Theme: Eastern Europe
Gert Jonke is one of the preeminent authors who can create an illusion that slyly seduces the reader and then dismantles it right before our eyes leaving us to wonder what part of the fiction was fiction. This may sound confusing or obtuse, and at times reading Jonke is just that – a confounding, vertiginous description of a story that turns the idea of story on its head. Jonke died this year and I wanted to explore his place among the philosophical literary surrealists that include some of my favorites like Robert Walser and Gustave Flaubert. I began my Jonke journey with Homage to Czerny: Studies in Virtuoso Technique (translated by Jean M. Snook) which is comprised of two parts: The Presence of Memory and Gradus and Parnassum. Both of these are narrated by Fritz, a young composer who is struggling with the expectations of his talent. We don’t sense this as much in The Presence of Memory because although Fritz is the narrator, he is the unreliable narrator that witnesses a reality that we are not sure he is creating or he is describing. It begins with Fritz attending an annual party of two siblings that he attended the year before. The siblings, a brother and a sister, want to recreate the exact same party as last year, having the people saying the exact same things and doing the exact same things. To facilitate this idea, they have hung paintings on the trees in the garden that are paintings of what they are hanging on so that it is difficult to determine art and reality. The siblings, Diabelli and Johanna, make Fritz initially uncomfortable with this idea:
It wasn’t so much Diabelli’s stubborn insistence on being right that alienated me as it was Johanna’s smugness; and when she spoke of the circumstances of our lives, she always hinted at a still prevalent but next to unrecognizable form of suppression, consisting of all of us repeatedly being used to our disadvantage–primarily to demonstrate to several other people, at our expense, that the reassuring feeling they have that all things they do behind our backs are an indispensable precondition of our continued existence is entirely justified–and yet, while she said that sort of thing, she believed herself to be free of the stereotypes of this kind of existence, in which she herself would use others, pointing out their dependence, especially when it was a matter of their dependence on her, to confirm her own independence, to which she unconditionally subordinated the events of her private life–for example, the coming party.

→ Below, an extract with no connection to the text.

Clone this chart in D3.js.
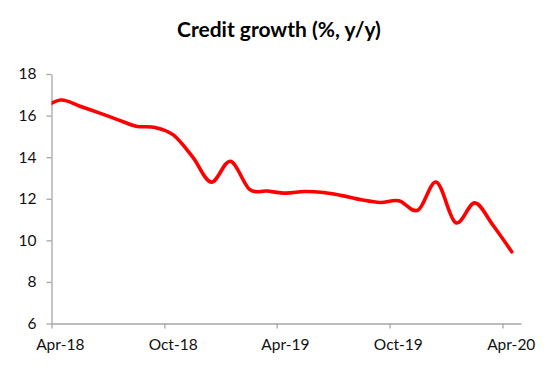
<!DOCTYPE html>
<html>
<head>
<meta charset="utf-8">
<script src="https://cdn.jsdelivr.net/npm/d3@7"></script>
<style>
  body { margin: 0; background: #fff; }
  .axis text { font-family: Lato, "Open Sans", sans-serif; font-size: 15.5px; fill: #111; }
  .axis path, .axis line { stroke: #a6a6a6; stroke-width: 1.3px; }
  .title { font-family: Lato, sans-serif; font-weight: bold; font-size: 21px; fill: #000; }
</style>
</head>
<body>
<div id="chart"></div>
<script>

// Credit growth (%, y/y) -- monthly, plotted mid-month
var months = ["2018-03-16","2018-04-16","2018-05-16","2018-06-16","2018-07-16","2018-08-16",
              "2018-09-16","2018-10-16","2018-11-16","2018-12-16","2019-01-16","2019-02-16",
              "2019-03-16","2019-04-16","2019-05-16","2019-06-16","2019-07-16","2019-08-16",
              "2019-09-16","2019-10-16","2019-11-16","2019-12-16","2020-01-16","2020-02-16",
              "2020-03-16","2020-04-16"];
var growth = [16.3, 16.75, 16.46, 16.14, 15.82, 15.49,
              15.43, 15.06, 14.0, 12.8, 13.8, 12.45,
              12.37, 12.27, 12.35, 12.3, 12.15, 11.95,
              11.82, 11.9, 11.45, 12.8, 10.85, 11.8,
              10.75, 9.45];

var xTicks = ["2018-04-01","2018-10-01","2019-04-01","2019-10-01","2020-04-01"];
var yTicks = [6, 8, 10, 12, 14, 16, 18];
var xStart = "2018-04-01", xEnd = "2020-05-01";

var width = 558, height = 377;
var margin = {top: 74, right: 37, bottom: 53.5, left: 51.5};

var parse = d3.timeParse("%Y-%m-%d");

var data = months.map(function(m, i) { return {date: parse(m), value: growth[i]}; });

var svg = d3.select("#chart").append("svg")
      .attr("width", width)
      .attr("height", height);

var x = d3.scaleTime()
          .domain([parse(xStart), parse(xEnd)])
          .range([margin.left, width - margin.right]);

var y = d3.scaleLinear()
          .domain([6, 18])
          .range([height - margin.bottom, margin.top]);

svg.append("text")
   .attr("class", "title")
   .attr("x", width / 2)
   .attr("y", 36.7)
   .attr("text-anchor", "middle")
   .text("Credit growth (%, y/y)");

// y axis
svg.append("g")
   .attr("class", "axis")
   .attr("transform", "translate(" + margin.left + ",0)")
   .call(d3.axisLeft(y).tickValues(yTicks).tickSize(5).tickSizeOuter(0).tickPadding(10));

// x axis, labels sit in the middle of the month
var halfMonth = x(parse("2018-04-16")) - x(parse("2018-04-01"));

var xAxis = svg.append("g")
   .attr("class", "axis")
   .attr("transform", "translate(0," + (height - margin.bottom) + ")")
   .call(d3.axisBottom(x)
           .tickValues(xTicks.map(parse))
           .tickFormat(d3.timeFormat("%b-%y"))
           .tickSize(5)
           .tickSizeOuter(0)
           .tickPadding(10.5));

xAxis.selectAll(".tick text").attr("dx", halfMonth - 1);

// clip the line at the plot area (first point is before the axis start)
svg.append("clipPath")
   .attr("id", "plot")
   .append("rect")
   .attr("x", margin.left)
   .attr("y", 0)
   .attr("width", width - margin.left - margin.right)
   .attr("height", height);

var line = d3.line()
             .x(function(d) { return x(d.date); })
             .y(function(d) { return y(d.value); })
             .curve(d3.curveCardinal.tension(0));

svg.append("path")
   .datum(data)
   .attr("clip-path", "url(#plot)")
   .attr("d", line)
   .attr("fill", "none")
   .attr("stroke", "#ff0000")
   .attr("stroke-width", 3.6)
   .attr("stroke-linejoin", "round")
   .attr("stroke-linecap", "round");

</script>
</body>
</html>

Fritz becomes enured to the idea of the party and we meet the people of the town in a conversation about the smoke stacks that escalates into ridiculousness. Enter Mr. Jagusch, the building inspector, Jacksch, the city gardener, the man just called ‘the Town Planner’ and the woman called ‘the City Manager’. As it goes on, and it does go on, we begin to see Jonke’s satire of bureaucracy. There is also a subtle mocking of Austrian society and the pretense of class that makes the party simultaneously comical and grotesque. But what saves us from dismissing Jonke’s premise of repeating a party exactly the way it happened a year before as a mere literary exercise is Fritz’s remorse of the loss of his girlfriend who literally ‘vanished into thin air’. Fritz is explaining to Johanna what happened with his girlfriend and it shows Jonke’s ability to create the real, the surreal and the emotional amongst a backdrop of loosely related scenes that increase their sense of the bizarre and the fantastical. Fritz is retelling Johanna about how he lost her on the way to the train station:
I suddenly saw her walking on the other side of the street, turning down an avenue that ran through the fields of snow towards the train station, and having seen her, I stood motionless–though not without casting a happily hopeful glance at her gently swaying figure moving through the rows of trees–until I saw that she was all ready to leave on a trip, exactly as arranged, that she was having a hard time carrying two large suitcases, and so I thought, well, I guess we’ll still be going away together today on that trip we’ve been planning for so long, and naturally I was already looking forward to using all the different means of public transportation at our disposal, and so I finally began to run after her, of course I wanted to cross over to her side of the street to help her carry her luggage, but I was prevented from doing so by the traffic that suddenly seemed very busy at that intersection. Unfortunately, she hadn’t seen me, so she continued walking purposefully along the avenue, without turning around, and only then did I succeed in crossing the street and hurrying after her as quickly as I could, already out of breath, until in the middle of the road, I can’t explain it, she had, there’s no other way to put it, you know, because it was impossible that she could already have reached the station that was still miles ahead of us, she had vanished into thin air, or become invisible, you know, simply gone, yes, and even her footsteps in the freshly fallen snow on the sidewalk simply stopped where she had disappeared, didn’t continue either doubled back or sideways, there were only two long wide fresh imprints from the suitcases she had put down, yes, at that point of her life everything about her that could have left any visible traces had come to an end.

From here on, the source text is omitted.